[Start of DATASET EXCERPT]

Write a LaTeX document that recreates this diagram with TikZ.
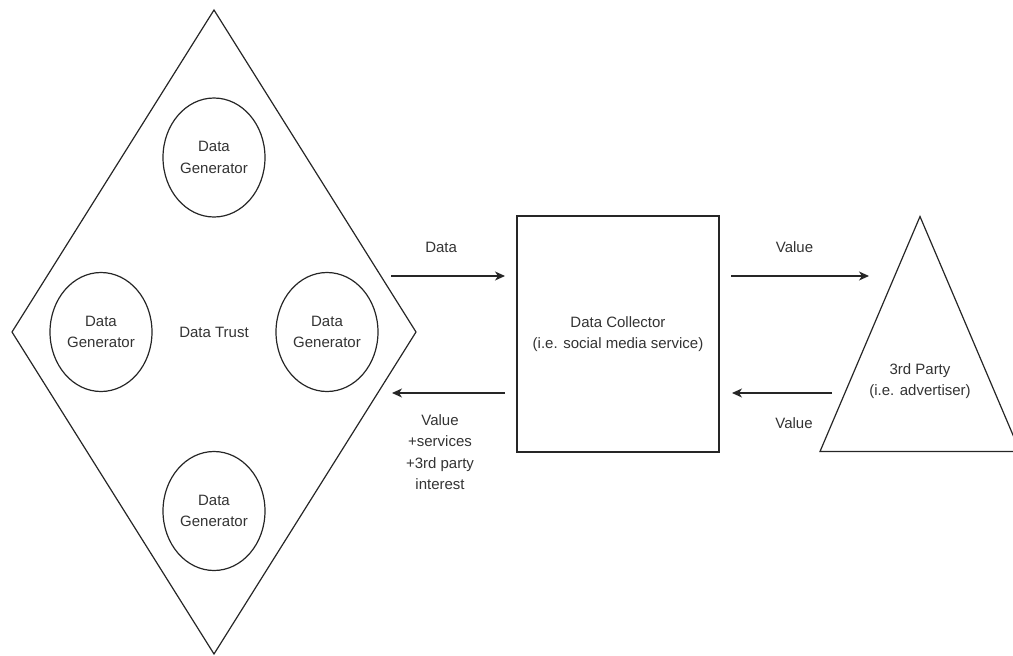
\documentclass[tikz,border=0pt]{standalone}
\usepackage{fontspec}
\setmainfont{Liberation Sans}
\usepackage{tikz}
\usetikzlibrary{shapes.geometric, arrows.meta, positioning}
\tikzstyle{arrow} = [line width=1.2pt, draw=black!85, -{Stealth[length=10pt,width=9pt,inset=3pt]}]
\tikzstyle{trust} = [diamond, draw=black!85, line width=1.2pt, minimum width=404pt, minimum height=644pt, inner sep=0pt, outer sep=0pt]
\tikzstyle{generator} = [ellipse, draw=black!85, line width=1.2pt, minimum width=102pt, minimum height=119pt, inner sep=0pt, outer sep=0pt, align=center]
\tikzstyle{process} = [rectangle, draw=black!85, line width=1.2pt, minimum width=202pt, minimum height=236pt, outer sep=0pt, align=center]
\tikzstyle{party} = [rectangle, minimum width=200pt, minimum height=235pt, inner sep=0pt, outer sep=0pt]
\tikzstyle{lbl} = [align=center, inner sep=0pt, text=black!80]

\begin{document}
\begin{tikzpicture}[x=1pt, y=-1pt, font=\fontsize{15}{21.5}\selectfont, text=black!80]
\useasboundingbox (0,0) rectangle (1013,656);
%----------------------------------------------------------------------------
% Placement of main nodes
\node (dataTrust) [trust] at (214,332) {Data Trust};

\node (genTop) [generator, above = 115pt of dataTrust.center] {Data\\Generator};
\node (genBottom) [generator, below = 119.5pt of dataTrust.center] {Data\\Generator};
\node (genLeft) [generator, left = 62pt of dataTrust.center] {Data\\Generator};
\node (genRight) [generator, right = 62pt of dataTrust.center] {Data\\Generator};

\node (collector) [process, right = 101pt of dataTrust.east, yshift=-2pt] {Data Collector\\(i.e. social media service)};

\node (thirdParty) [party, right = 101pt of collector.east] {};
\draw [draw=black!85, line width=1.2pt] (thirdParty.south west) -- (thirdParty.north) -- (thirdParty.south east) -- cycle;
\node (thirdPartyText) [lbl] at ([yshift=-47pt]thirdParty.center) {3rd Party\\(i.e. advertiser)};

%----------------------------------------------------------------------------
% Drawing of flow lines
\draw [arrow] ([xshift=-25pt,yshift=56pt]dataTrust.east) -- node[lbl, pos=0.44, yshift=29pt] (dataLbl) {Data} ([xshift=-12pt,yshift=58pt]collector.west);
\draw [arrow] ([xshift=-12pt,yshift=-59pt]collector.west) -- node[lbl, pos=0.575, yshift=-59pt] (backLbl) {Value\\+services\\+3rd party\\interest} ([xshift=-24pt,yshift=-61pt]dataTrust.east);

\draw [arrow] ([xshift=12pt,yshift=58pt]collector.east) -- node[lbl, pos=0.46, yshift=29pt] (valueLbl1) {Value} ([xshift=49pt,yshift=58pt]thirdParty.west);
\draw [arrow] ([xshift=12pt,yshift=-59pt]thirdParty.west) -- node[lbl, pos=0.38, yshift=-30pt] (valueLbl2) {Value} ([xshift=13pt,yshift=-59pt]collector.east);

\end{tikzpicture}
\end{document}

[End of DATASET EXCERPT]

DESCRIPTION OF THE TASK:
Write out the full set of lines verbatim, without the pictures.

OUTPUT FOR THIS EXERCISE:
Write a LaTeX document that recreates this diagram with TikZ.
\documentclass[tikz,border=0pt]{standalone}
\usepackage{fontspec}
\setmainfont{Liberation Sans}
\usepackage{tikz}
\usetikzlibrary{shapes.geometric, arrows.meta, positioning}
\tikzstyle{arrow} = [line width=1.2pt, draw=black!85, -{Stealth[length=10pt,width=9pt,inset=3pt]}]
\tikzstyle{trust} = [diamond, draw=black!85, line width=1.2pt, minimum width=404pt, minimum height=644pt, inner sep=0pt, outer sep=0pt]
\tikzstyle{generator} = [ellipse, draw=black!85, line width=1.2pt, minimum width=102pt, minimum height=119pt, inner sep=0pt, outer sep=0pt, align=center]
\tikzstyle{process} = [rectangle, draw=black!85, line width=1.2pt, minimum width=202pt, minimum height=236pt, outer sep=0pt, align=center]
\tikzstyle{party} = [rectangle, minimum width=200pt, minimum height=235pt, inner sep=0pt, outer sep=0pt]
\tikzstyle{lbl} = [align=center, inner sep=0pt, text=black!80]

\begin{document}
\begin{tikzpicture}[x=1pt, y=-1pt, font=\fontsize{15}{21.5}\selectfont, text=black!80]
\useasboundingbox (0,0) rectangle (1013,656);
%----------------------------------------------------------------------------
% Placement of main nodes
\node (dataTrust) [trust] at (214,332) {Data Trust};

\node (genTop) [generator, above = 115pt of dataTrust.center] {Data\\Generator};
\node (genBottom) [generator, below = 119.5pt of dataTrust.center] {Data\\Generator};
\node (genLeft) [generator, left = 62pt of dataTrust.center] {Data\\Generator};
\node (genRight) [generator, right = 62pt of dataTrust.center] {Data\\Generator};

\node (collector) [process, right = 101pt of dataTrust.east, yshift=-2pt] {Data Collector\\(i.e. social media service)};

\node (thirdParty) [party, right = 101pt of collector.east] {};
\draw [draw=black!85, line width=1.2pt] (thirdParty.south west) -- (thirdParty.north) -- (thirdParty.south east) -- cycle;
\node (thirdPartyText) [lbl] at ([yshift=-47pt]thirdParty.center) {3rd Party\\(i.e. advertiser)};

%----------------------------------------------------------------------------
% Drawing of flow lines
\draw [arrow] ([xshift=-25pt,yshift=56pt]dataTrust.east) -- node[lbl, pos=0.44, yshift=29pt] (dataLbl) {Data} ([xshift=-12pt,yshift=58pt]collector.west);
\draw [arrow] ([xshift=-12pt,yshift=-59pt]collector.west) -- node[lbl, pos=0.575, yshift=-59pt] (backLbl) {Value\\+services\\+3rd party\\interest} ([xshift=-24pt,yshift=-61pt]dataTrust.east);

\draw [arrow] ([xshift=12pt,yshift=58pt]collector.east) -- node[lbl, pos=0.46, yshift=29pt] (valueLbl1) {Value} ([xshift=49pt,yshift=58pt]thirdParty.west);
\draw [arrow] ([xshift=12pt,yshift=-59pt]thirdParty.west) -- node[lbl, pos=0.38, yshift=-30pt] (valueLbl2) {Value} ([xshift=13pt,yshift=-59pt]collector.east);

\end{tikzpicture}
\end{document}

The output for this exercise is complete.